Liputan6.com, Gaza - Kelompok Hamas telah sepakat untuk mengadakan pembicaraan dengan kelompok Fatah. Mereka juga setuju untuk membubarkan komite administrasi Gaza dan mengadakan pemilu sebagai upaya untuk mengakhiri konflik.
Presiden Palestina Mahmoud Abbas berasal dari Fatah dan didukung oleh Barat. Kedua kelompok ini telah berseteru di sepanjang Jalur Gaza sejak 2007.
Upaya untuk mendamaikan keduanya dan membentuk pemerintah persatuan di Gaza dan Tepi Barat sejauh ini selalu gagal.
Advertisement
Seperti dikutip dari The Guardian pada Minggu (17/9/2017), seorang pemimpin senior Fatah, Mahmoud Aloul, menyambut baik pernyataan Hamas tersebut. Kepada radio Voice of Palestine ia mengatakan, "Kami ingin melihat itu terjadi di lapangan sebelum melangkah ke tahap berikutnya."

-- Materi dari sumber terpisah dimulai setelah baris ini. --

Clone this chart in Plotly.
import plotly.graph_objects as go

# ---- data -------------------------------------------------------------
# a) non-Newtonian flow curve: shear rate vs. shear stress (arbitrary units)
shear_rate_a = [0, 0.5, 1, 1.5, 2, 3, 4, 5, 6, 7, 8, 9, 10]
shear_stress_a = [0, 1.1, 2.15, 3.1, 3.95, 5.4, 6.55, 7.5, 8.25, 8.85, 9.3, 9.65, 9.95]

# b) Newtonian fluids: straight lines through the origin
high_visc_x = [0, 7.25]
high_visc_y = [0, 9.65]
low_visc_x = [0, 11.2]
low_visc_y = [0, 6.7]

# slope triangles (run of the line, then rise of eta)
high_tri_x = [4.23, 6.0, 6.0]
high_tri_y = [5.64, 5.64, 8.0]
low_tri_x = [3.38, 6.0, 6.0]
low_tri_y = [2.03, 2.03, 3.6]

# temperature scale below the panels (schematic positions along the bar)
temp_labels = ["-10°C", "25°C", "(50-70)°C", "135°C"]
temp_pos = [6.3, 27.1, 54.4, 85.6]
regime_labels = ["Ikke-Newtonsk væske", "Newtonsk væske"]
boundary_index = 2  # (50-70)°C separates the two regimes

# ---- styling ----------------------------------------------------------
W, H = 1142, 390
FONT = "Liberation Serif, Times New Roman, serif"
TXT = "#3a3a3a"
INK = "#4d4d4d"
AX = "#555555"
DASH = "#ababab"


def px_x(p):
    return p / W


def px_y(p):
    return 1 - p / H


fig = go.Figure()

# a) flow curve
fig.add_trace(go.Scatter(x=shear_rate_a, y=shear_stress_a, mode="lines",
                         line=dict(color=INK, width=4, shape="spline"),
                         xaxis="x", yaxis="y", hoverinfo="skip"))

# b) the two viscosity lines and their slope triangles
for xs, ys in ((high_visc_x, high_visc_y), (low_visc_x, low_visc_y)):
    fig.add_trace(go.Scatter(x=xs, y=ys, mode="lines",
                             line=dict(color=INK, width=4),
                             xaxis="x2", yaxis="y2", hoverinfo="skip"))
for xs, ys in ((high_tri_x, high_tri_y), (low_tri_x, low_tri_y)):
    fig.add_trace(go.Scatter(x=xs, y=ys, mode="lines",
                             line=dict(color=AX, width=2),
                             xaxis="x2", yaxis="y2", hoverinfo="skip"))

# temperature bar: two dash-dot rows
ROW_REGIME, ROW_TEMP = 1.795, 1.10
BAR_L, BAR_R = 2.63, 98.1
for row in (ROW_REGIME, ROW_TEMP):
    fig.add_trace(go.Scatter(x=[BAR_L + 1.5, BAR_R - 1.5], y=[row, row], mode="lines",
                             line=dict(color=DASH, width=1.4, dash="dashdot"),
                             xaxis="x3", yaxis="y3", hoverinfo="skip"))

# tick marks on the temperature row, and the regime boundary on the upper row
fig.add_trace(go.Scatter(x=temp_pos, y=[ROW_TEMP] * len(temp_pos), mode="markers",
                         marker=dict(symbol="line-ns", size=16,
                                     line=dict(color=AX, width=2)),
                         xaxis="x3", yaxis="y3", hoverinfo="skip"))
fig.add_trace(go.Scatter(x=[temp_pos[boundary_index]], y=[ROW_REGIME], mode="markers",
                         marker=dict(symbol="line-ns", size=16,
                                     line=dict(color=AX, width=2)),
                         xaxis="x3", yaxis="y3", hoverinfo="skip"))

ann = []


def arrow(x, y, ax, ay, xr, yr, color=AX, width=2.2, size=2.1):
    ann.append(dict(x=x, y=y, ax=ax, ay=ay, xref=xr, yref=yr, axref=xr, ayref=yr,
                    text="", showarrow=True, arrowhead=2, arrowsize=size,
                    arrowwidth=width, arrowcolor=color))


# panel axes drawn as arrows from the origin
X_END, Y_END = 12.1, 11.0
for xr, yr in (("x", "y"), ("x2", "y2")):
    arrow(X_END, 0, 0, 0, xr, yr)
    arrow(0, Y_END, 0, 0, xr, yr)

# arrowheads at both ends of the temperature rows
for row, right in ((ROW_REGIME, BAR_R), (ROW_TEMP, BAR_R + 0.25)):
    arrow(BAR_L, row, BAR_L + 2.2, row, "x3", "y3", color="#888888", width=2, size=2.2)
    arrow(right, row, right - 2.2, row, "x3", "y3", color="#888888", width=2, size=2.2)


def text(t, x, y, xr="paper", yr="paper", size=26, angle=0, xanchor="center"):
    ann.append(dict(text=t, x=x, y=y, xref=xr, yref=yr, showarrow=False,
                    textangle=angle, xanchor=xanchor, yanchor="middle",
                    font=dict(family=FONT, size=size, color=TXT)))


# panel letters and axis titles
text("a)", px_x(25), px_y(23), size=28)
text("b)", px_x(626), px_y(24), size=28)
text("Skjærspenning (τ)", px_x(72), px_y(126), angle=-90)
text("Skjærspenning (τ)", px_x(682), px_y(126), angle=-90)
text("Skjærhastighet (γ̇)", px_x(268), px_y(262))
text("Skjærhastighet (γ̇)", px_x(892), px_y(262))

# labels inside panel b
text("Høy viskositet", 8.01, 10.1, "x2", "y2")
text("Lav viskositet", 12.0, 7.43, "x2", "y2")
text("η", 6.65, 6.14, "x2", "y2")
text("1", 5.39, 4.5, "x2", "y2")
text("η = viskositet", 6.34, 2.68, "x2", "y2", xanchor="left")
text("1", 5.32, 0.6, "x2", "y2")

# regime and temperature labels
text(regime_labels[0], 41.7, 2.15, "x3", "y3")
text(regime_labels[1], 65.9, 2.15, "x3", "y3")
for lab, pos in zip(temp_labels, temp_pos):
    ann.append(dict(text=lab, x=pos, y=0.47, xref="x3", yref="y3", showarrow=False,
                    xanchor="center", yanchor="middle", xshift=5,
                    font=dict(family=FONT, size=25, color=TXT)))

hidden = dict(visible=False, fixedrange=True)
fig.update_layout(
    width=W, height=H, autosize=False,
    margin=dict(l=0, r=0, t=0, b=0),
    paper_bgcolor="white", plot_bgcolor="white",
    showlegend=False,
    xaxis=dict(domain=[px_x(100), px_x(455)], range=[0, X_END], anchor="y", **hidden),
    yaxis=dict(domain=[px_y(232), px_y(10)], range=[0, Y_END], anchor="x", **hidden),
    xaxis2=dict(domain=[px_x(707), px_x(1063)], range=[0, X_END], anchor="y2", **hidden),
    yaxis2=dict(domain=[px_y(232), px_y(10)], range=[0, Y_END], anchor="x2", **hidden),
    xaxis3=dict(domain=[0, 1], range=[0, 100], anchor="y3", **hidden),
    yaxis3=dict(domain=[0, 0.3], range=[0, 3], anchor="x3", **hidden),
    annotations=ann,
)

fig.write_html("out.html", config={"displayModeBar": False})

Mesir diketahui telah melakukan pembicaraan dengan kelompok Fatah dalam rangka mengimplementasikan sebuah kesepakatan yang ditandatangani kedua belah pihak pada tahun 2011 di Kairo. Perjanjiannya antara lain mengakhiri pertikaian dan membentuk pemerintahan sementara sebelum pemilu.

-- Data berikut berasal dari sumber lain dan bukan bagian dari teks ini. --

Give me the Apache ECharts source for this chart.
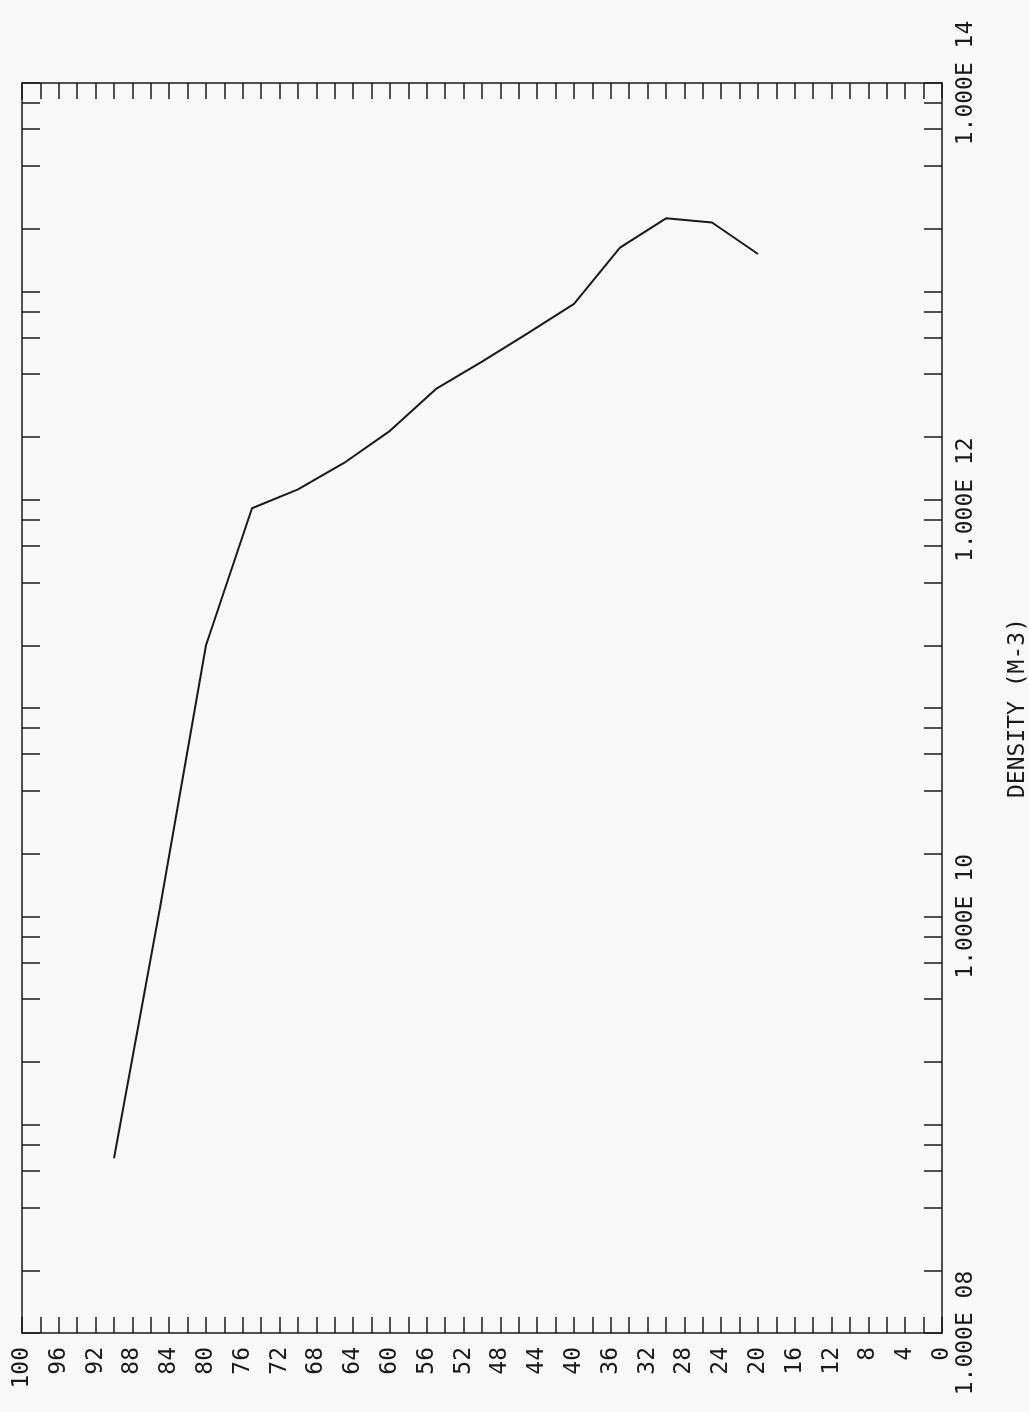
<!DOCTYPE html>
<html>
<head>
<meta charset="utf-8">
<script src="https://cdn.jsdelivr.net/npm/echarts@6/dist/echarts.min.js"></script>
<style>
html,body{margin:0;padding:0;background:#f8f8f8;}
#chart{width:1029px;height:1412px;}
</style>
</head>
<body>
<div id="chart"></div>
<script>
// Altitude (km) and density (m^-3)
const altitudes = [90, 85, 80, 75, 70, 65, 60, 55, 50, 45, 40, 35, 30, 25, 20];
const densities = [6.9e8, 1.1e10, 2.0e11, 9.1e11, 1.12e12, 1.5e12, 2.14e12, 3.4e12, 4.6e12, 6.3e12, 8.7e12, 1.62e13, 2.24e13, 2.14e13, 1.51e13];
const altitudeLabelStep = 4;
const densityLabelDecades = [8, 10, 12, 14];
const densityTickMantissas = [1, 2, 4, 6, 8];
const densityAxisName = 'DENSITY (M-3)';

const densityTicks = [];
for (let d = 8; d <= 14; d++) {
  densityTickMantissas.forEach(m => {
    const v = d + Math.log10(m);
    if (v <= 14.0001) densityTicks.push(v);
  });
}
const seriesData = altitudes.map((a, i) => [a, Math.log10(densities[i])]);

const font = 'DejaVu Sans Mono';
const ink = '#1a1a1a';
const fs = 23;

const xCommon = {
  type: 'value', min: 0, max: 100, interval: 2, inverse: true,
  axisLine: {show: true, onZero: false, lineStyle: {color: ink, width: 1.5}},
  splitLine: {show: false},
};
const yCommon = {
  type: 'value', min: 8, max: 14,
  axisLine: {show: true, onZero: false, lineStyle: {color: ink, width: 1.5}},
  splitLine: {show: false},
};

const chart = echarts.init(document.getElementById('chart'), null, {renderer: 'canvas'});
chart.setOption({
  backgroundColor: '#f8f8f8',
  animation: false,
  grid: {left: 22, right: 87, top: 83, bottom: 79, outerBoundsMode: 'none'},
  xAxis: [
    Object.assign({}, xCommon, {
      position: 'bottom',
      axisTick: {show: true, inside: true, length: 16, lineStyle: {color: ink, width: 1.5}},
      axisLabel: {
        show: true, rotate: 90, margin: 14, color: ink,
        fontFamily: font, fontSize: fs,
        formatter: v => (v % altitudeLabelStep === 0 ? String(v) : '')
      }
    }),
    Object.assign({}, xCommon, {
      position: 'top',
      axisTick: {show: true, inside: true, length: 16, lineStyle: {color: ink, width: 1.5}},
      axisLabel: {show: false}
    })
  ],
  yAxis: [
    Object.assign({}, yCommon, {
      position: 'right',
      axisTick: {show: true, inside: true, length: 18, customValues: densityTicks, lineStyle: {color: ink, width: 1.5}},
      axisLabel: {
        show: true, rotate: 90, margin: 13, color: ink,
        fontFamily: font, fontSize: fs,
        customValues: densityLabelDecades,
        formatter: v => '1.000E ' + String(Math.round(v)).padStart(2, '0')
      },
      name: densityAxisName,
      nameLocation: 'middle',
      nameRotate: 90,
      nameGap: 65,
      nameTextStyle: {color: ink, fontFamily: font, fontSize: fs}
    }),
    Object.assign({}, yCommon, {
      position: 'left',
      axisTick: {show: true, inside: true, length: 18, customValues: densityTicks, lineStyle: {color: ink, width: 1.5}},
      axisLabel: {show: false}
    })
  ],
  series: [{
    type: 'line',
    xAxisIndex: 0, yAxisIndex: 0,
    data: seriesData,
    showSymbol: false,
    symbol: 'none',
    lineStyle: {color: ink, width: 2}
  }]
});
</script>
</body>
</html>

Pada Juli lalu, muncul gerakan dari Hamas untuk mendekati pemimpin Palestina. Kabarnya ini dipicu oleh tantangan yang kian berat yang dihadapi kelompok Hamas.
Pemimpin Hamas dikabarkan mengadakan pembicaraan dengan Mohammed Dahlan, mantan pemimpin Fatah yan diasingkan di Gaza, dengan harapan ia dapat meyakinkan Mesir untuk membantu warga Gaza di tengah blokade Israel yang berkepanjangan.
Posisi Hamas belakangan dilemahkan oleh perkembangan yang terjadi di kawasan, termasuk krisis diplomatik yang melibatkan Qatar dan Arab Saudi. Qatar diketahui pernah menjadi penyokong utama keuangan di Gaza.
Di lain sisi, Hamas juga mendapat tekanan lebih lanjut dari kebijakan agresif Abbas. Pada Juni lalu, otoritas Palestina meminta Israel untuk secara substansial memangkas pasokan listrik ke 2 juta penduduk Gaza.
Krisis listrik yang bertujuan memaksa Hamas mengembalikan wilayah yang dikuasainya ke Otoritas Palestina disebut sebagai puncak kesengsaraan warga Gaza.